Voltaire’s château was built between 1758 and 1766, close to the Swiss border, and welcomed the Age of Enlightenment’s most illustrious philosophers over a period of 20 years. For this reason the residence was listed as a historical monument in 1958, and purchased by the State in 1999.

Titre : "Vue d'une habitation de Mr de Voltaire à Ferney" 

Voltaire’s Arrival at Ferney

In 1759, Voltaire purchased the domain of Ferney from the Budé family. At that time Ferney was a poverty-stricken hamlet, surrounded by marshes and populated by barely 200 souls.

Why did this renowned philosopher come and live in this remote area?

His arrival comes within the more general context of Voltaire’s presence in the region of Lake Geneva. After falling out with Frederick the Great of Prussia, with whom he stayed from 1750 to 1753, he had to leave and find a new residence. Renowned for its publishers and spirit of tolerance, Geneva quickly won his enthusiasm.

He initially stayed in Prangins and Lausanne in the canton of Vaud and then, in 1755, in the house Les Délices ("The Delights") in Geneva. He portrays the city as the homeland of freedom.  However, Voltaire quickly became disenchanted. The Protestant city did not take long to ban his works and prohibited theatre, to which he devoted himself with passion. Undesirable at the Court of France and kept in check in Geneva, Voltaire decided to buy two estates close to Geneva, but in France: Ferney and Tournay, in order to be “independent and entirely free”.

About this new home he declared “Is there a happier station in life? I find myself between France and Switzerland, without coming under the control of either the one or the other” and “after going to visit kings, I have made myself a king in my own home”.

"View of Voltaire's Chateau" 

The Construction of the Château

The deeds for the château were signed on 9th February 1759, in the name of his niece, Madame Denis.

Voltaire began the work in 1758 and called upon the services of Jean-Michel Billon, a famous Genevan architect. Since the defensive aspect was no longer fashionable, he had his residence built on the ruins of the old 12th century fortified castle in order to make it a “convenient, rustic and comfortable house”. The château, which was completed in 1762, was extended in 1765 by Léonard Racle, who added two wings in order to house the crowd of visitors who flocked around Voltaire. The mediaeval towers and wall were destroyed at this time.

The château thus took its final shape in 1766.

"Vue de l'intérieur de la chambre de Voltaire" 
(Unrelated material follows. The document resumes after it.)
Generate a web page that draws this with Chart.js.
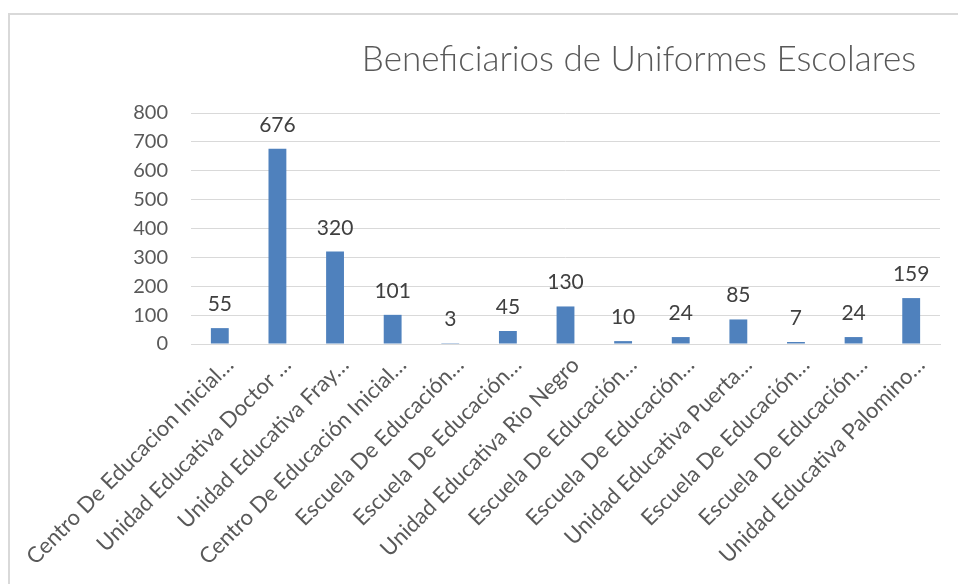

The Château after Voltaire

After Voltaire’s death, the château and a part of the furniture were sold by his niece, Madame Denis.  The estate was dismembered by the Marquis de Villette, who owned the premises from 1778 to 1785. He adapted the château to orchestrate the posthumous cult of the great man, thus making the château of Ferney the first historical site devoted to the memory of a writer in France. 

After once again being acquired by the Budé family, the château was sold in 1845 to Mr Griolet, former mayor of the 5th arrondissement of Paris, who was declared bankrupt in 1847. He drastically changed the château in this brief period of time. In particular, he knocked down several partition walls, changing the original layout.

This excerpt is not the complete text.